Along with the turn toward looking at disease processes as opposed to a holistic view of the person, Western medical ideas started to take a reductionist approach, Upton said. Herbal ingredients began to be plugged into a drug-like system according to how they could affect, ameliorate or interrupt these disease processes. It’s a long step away from their roots in traditional systems, in which herbal preparations were akin to food, both of which could affect the human organism in positive ways.
“A lot of these ingredients could be equally used in a nourishing soup or syrup as well as in a medicinal extract. For many botanicals, there was not a lot of distinction between food and medicine,” he said.
Tension between individual and mass market
Practicing herbalists in the West still use these traditional ideas. Formulas will be put together based both on the patient’s particular issue and his or her particular nature. For the same complaint, an upper respiratory infection, for example, a thin patient tending toward dry skin, hair and mucous membranes would need a different type of formulation than one who is fleshy, flushed and exhibits oily skin.
“The body type will drive the kind of herbs that one would use,” said Beth Lambert, CEO of Herbalist and Alchemist, a company that puts out a line of tinctures and other products formulated along traditional lines.
But those kinds of ideas don’t marry well with the way dietary supplements are marketed and consumed in the West, Upton admitted.

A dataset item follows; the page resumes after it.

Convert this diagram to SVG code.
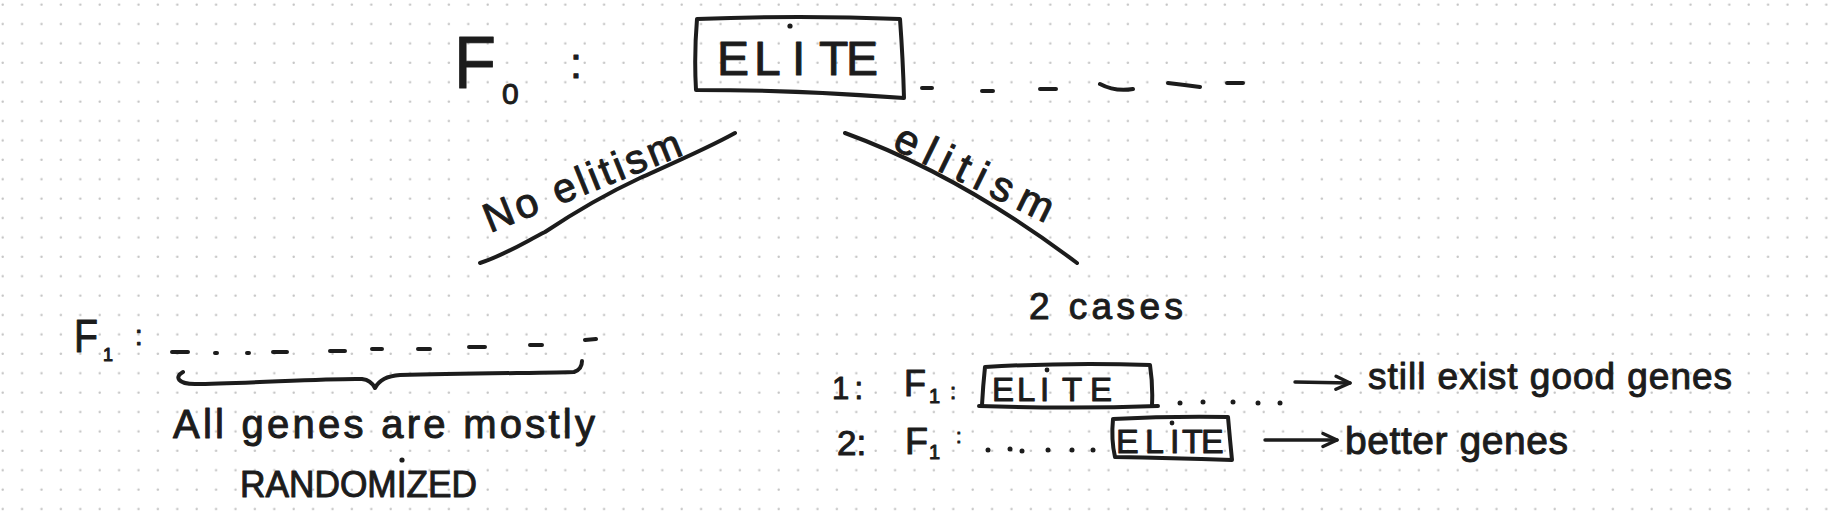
<svg xmlns="http://www.w3.org/2000/svg" width="1834" height="514" viewBox="0 0 1834 514">
<defs>
<pattern id="dots" x="0" y="0" width="19.4" height="19.4" patternUnits="userSpaceOnUse">
<circle cx="2.7" cy="4.7" r="1.2" fill="#c4c4c4"/>
</pattern>
<marker id="ah" viewBox="0 0 18 18" refX="16" refY="9" markerWidth="18" markerHeight="18" markerUnits="userSpaceOnUse" orient="auto">
<path d="M2,2.5 L16,9 L2,15.5" fill="none" stroke="#1c1c1c" stroke-width="3.4" stroke-linecap="round" stroke-linejoin="round"/>
</marker>
</defs>
<style>
.ink{fill:none;stroke:#1c1c1c;stroke-width:4;stroke-linecap:round;stroke-linejoin:round}
.thin{stroke-width:3.4}
.t{font-family:"Liberation Sans",Arial,sans-serif;fill:#1c1c1c;stroke:#1c1c1c;stroke-width:1;stroke-linejoin:round}
.dot{fill:#1c1c1c}
</style>
<rect x="0" y="0" width="1834" height="514" fill="#ffffff"/>
<rect x="0" y="0" width="1834" height="514" fill="url(#dots)"/>

<g id="f0-label">
<text class="t" x="454" y="88" font-size="74" textLength="42" lengthAdjust="spacingAndGlyphs">F</text>
<text class="t" x="502" y="104" font-size="30">0</text>
<text class="t" x="570" y="78" font-size="43">:</text>
</g>

<g id="node-elite-f0">
<path class="ink" d="M697,19 Q800,15 900,19 Q903,60 904,98 Q800,90 696,90 Q694,55 697,19 Z"/>
<text class="t" y="75" font-size="48" x="717 754 792 819 846">ELITE</text>
<circle class="dot" cx="790" cy="26" r="2.6"/>
<path class="ink" d="M922,88 L932,88 M982,91 L993,91 M1040,89 L1056,89 M1100,84 Q1115,92 1133,89 M1168,83 Q1185,85 1200,87 M1227,83 L1243,83"/>
</g>

<g id="connectors">
<path class="ink" stroke-width="4.5" d="M480,263 C505,255 525,242 545,232 C575,212 610,192 640,178 C680,160 710,147 735,133"/>
<path class="ink" stroke-width="4.5" d="M845,133 Q960,175 1077,263"/>
<path class="ink thin" d="M1295,382 L1350,383" marker-end="url(#ah)"/>
<path class="ink thin" d="M1265,440 L1337,440" marker-end="url(#ah)"/>
</g>

<g id="label-no-elitism">
<text class="t" font-size="41" transform="translate(490,233) rotate(-22)" textLength="210" lengthAdjust="spacing">No elitism</text>
</g>

<g id="label-elitism">
<text class="t" font-size="42" transform="translate(891,148) rotate(26)" textLength="172" lengthAdjust="spacing">elitism</text>
</g>

<g id="node-f1-no-elitism">
<text class="t" x="74" y="352" font-size="47" textLength="24" lengthAdjust="spacingAndGlyphs">F</text>
<text class="t" x="103" y="361" font-size="18">1</text>
<text class="t" x="135" y="345" font-size="27">:</text>
<path class="ink" d="M172,352 L188,352 M215,353 L217,353 M247,353 L249,353 M273,352 L287,352 M330,351 L345,351 M372,349 L382,349 M418,349 L430,349 M469,347 L485,347 M530,345 L542,345 M585,340 L596,339"/>
<path class="ink" d="M183,372 C174,377 178,384 195,384 C240,384 330,378 362,379 C370,380 373,384 375,388 C378,382 385,376 400,375 C470,373 560,373 574,372 C580,370 582,366 582,361"/>
<text class="t" x="173" y="438" font-size="40" textLength="422" lengthAdjust="spacing">All genes are mostly</text>
<text class="t" x="240" y="497" font-size="36" textLength="237" lengthAdjust="spacingAndGlyphs">RANDOMIZED</text>
<circle class="dot" cx="402" cy="460" r="2.6"/>
</g>

<g id="node-cases">
<text class="t" x="1029" y="319" font-size="37" textLength="154" lengthAdjust="spacing">2 cases</text>
</g>

<g id="node-case1">
<text class="t" x="832" y="399" font-size="31" textLength="31" lengthAdjust="spacing">1:</text>
<text class="t" x="904" y="396" font-size="37" textLength="22" lengthAdjust="spacingAndGlyphs">F</text>
<text class="t" x="929" y="403" font-size="20">1</text>
<text class="t" x="950" y="399" font-size="22">:</text>
<path class="ink" d="M985,367 Q1070,362 1150,365 Q1153,385 1152,405 M979,406 Q1070,409 1158,406 M985,367 Q983,386 982,405"/>
<text class="t" y="401" font-size="33" x="992 1017 1040 1062 1090">ELITE</text>
<circle class="dot" cx="1047" cy="370" r="2.4"/>
<circle class="dot" cx="1180" cy="403" r="2.5"/>
<circle class="dot" cx="1203" cy="402" r="2.5"/>
<circle class="dot" cx="1233" cy="402" r="2.5"/>
<circle class="dot" cx="1258" cy="403" r="2.5"/>
<circle class="dot" cx="1280" cy="403" r="2.5"/>
</g>

<g id="node-case1-result">
<text class="t" x="1368" y="389" font-size="37" textLength="364" lengthAdjust="spacing">still exist good genes</text>
</g>

<g id="node-case2">
<text class="t" x="837" y="455" font-size="35">2:</text>
<text class="t" x="905" y="454" font-size="37" textLength="23" lengthAdjust="spacingAndGlyphs">F</text>
<text class="t" x="929" y="459" font-size="20">1</text>
<text class="t" x="956" y="443" font-size="20">:</text>
<circle class="dot" cx="988" cy="450" r="2.5"/>
<circle class="dot" cx="1010" cy="449" r="2.5"/>
<circle class="dot" cx="1022" cy="451" r="2.5"/>
<circle class="dot" cx="1048" cy="450" r="2.5"/>
<circle class="dot" cx="1072" cy="450" r="2.5"/>
<circle class="dot" cx="1093" cy="450" r="2.5"/>
<path class="ink" d="M1113,419 Q1170,416 1228,417 Q1230,440 1232,460 Q1170,458 1115,457 Q1111,440 1113,419 Z"/>
<text class="t" y="453" font-size="34" x="1116 1145 1170 1182 1201">ELITE</text>
<circle class="dot" cx="1172" cy="423" r="2.4"/>
</g>

<g id="node-case2-result">
<text class="t" x="1345" y="454" font-size="39" textLength="223" lengthAdjust="spacing">better genes</text>
</g>
</svg>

“When you are selling products over the counter you have to do the best you can. What’s the most common cause for fatigue, for blood sugar control issues, for blood pressure problems? Then you try to mix and match the herbs to hit the middle of those ideas,” Upton said.
But all too often, in that process, the underlying concepts are jumbled or ignored altogether. Lambert said David Winston, the master herbalist who is her company’s principal formulator, often is taken aback by what he sees when he walks the aisles of trade shows.
“The formulas sometimes look like people just picked up a book, opened it up and found a list of herbs,” she said.
It’s a shotgun approach that Upton said is still all too common in dietary supplement formulation.
“There are some companies that don’t have a clue. I like to call it the ‘everything in the kitchen sink and then some more’ approach. There is no rhyme or reason to some of these formulas,” he said.
“Over the years those companies don’t tend to last but they do tend to have excellent graphics and some exciting marketing concepts,” Lambert said.
Upton said he’s not optimistic that the picture will change in terms of the market’s adherence to traditional ideas of formulation.
“I do not see the magic bullet style of formulation changing. Yes, there are some companies who apply traditional principles, but most do not. Often just the opposite, I see greater and greater levels of reductionism such as making herbal products with nano technology,” Upton said.
And the consumers are becoming better informed and more often understand what to look for, Lambert said. And this is partially driven by the higher profile herbal ingredients and their effects have among health care practitioners.
“Every week I’m asking people how they heard about us and why they came to us,” Lambert said. “I get answers like I heard about from you my practitioner, my homeopath, my doctor. I think these practitioners are seeing what herbs can do and see things that work, over and over again.”
Bejar said as overall herbal knowledge increases in the marketplace there is more and more interest in ingredients from traditional systems like those of South America. But there is still a long way to go before modern herbal dietary supplements more closely resemble their traditional forebears.
“There is still very little formulation know how. I have attempted to bring this knowledge and these ingredients to more companies because there is a huge opportunity,” he said.